9 On-Set Tips for Kids and Parents
These are but a few of the things I observed during my time on the set that are great for young actors (and their parents) just starting out.
Shhhh! Keep your voice down!
Kids get very excited on set and like to tell stories in a loud voice. It’s hard with all that kid energy! Remind your child that even though it looks like lots of fun, everyone around him is working intently and needs quiet to concentrate. You will always hear the first A.D. (assistant director) yelling, “Quiet on set!” Be aware of your surroundings, as there will constantly be heavy equipment being moved near you and you could get hurt.
Where are you?
Let the second A.D. and/or welfare worker know where you are.
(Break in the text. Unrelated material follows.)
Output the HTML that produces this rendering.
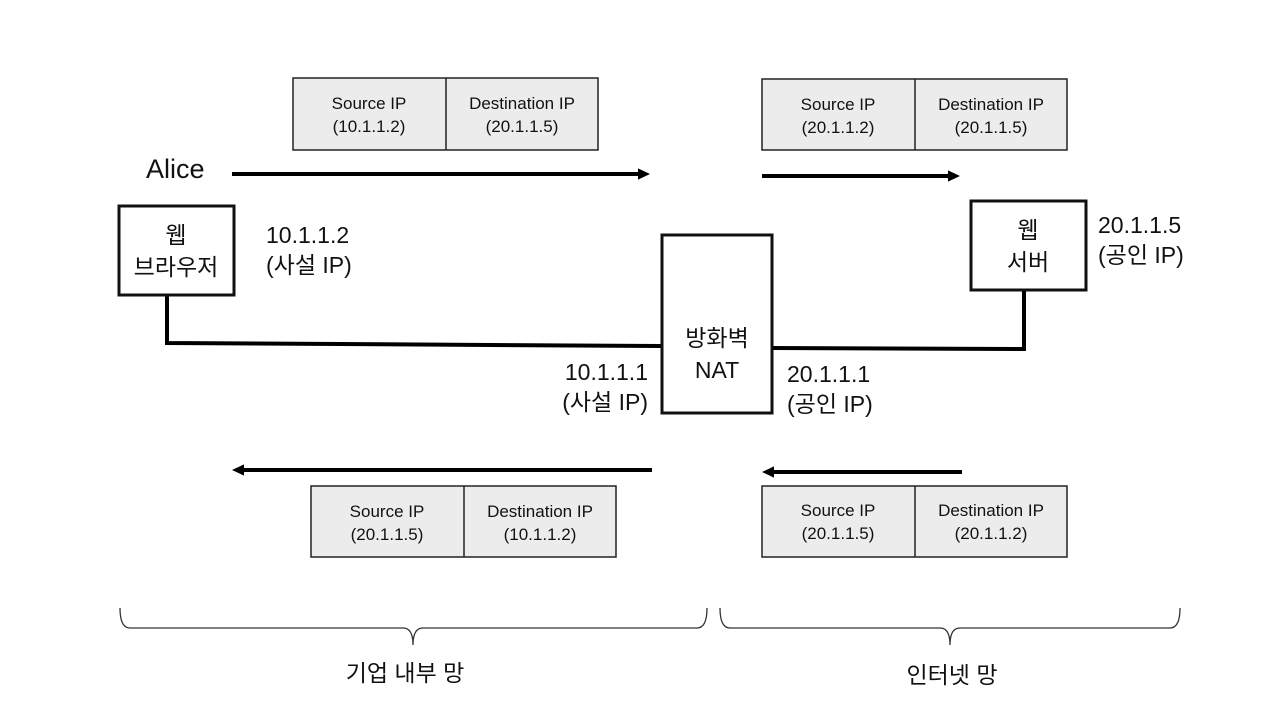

Even if you’re just going to “crafty” (the craft service table), check in and let the A.D. know where you’re going at all times.
Be respectful and polite with crew members.
The phrases “thank you,” “please,” and “excuse me” go a long way with the adults your child is working with. Be polite and make friends with the crew because you will see them again on other sets and you want them to remember you fondly and professionally.
No playing on set.
No playing on “hot” sets because they are prepped for a scene and things should not be moved or tampered with. Plus, some things (ladders, walls, windows) are not “real” or fully secured. Even though that couch looks comfy, you shouldn’t sit on set furniture.
Learn how to read a call sheet.
I taught my client (along with his mother) how to read a call sheet and now they know exactly what is expected of them each day and the coming day. Start focusing on scene numbers rather than page numbers from now on.
You said what about the lead actor?!
Please remember, you’re wearing a mic! Be careful what you say on and off set, because the sound department and everybody else who has earphones on can hear your every word!
Who’s got the kid?
Kids can’t just walk off by themselves while on set. Minors must be with an adult at all times while on a film set, whether it’s their guardian, welfare worker–teacher, or sometimes the A.D. or wardrobe person.
Leave your entourage at home.
Would you bring your friends to your place of work? Probably not. Don’t bring family or friends to the set either.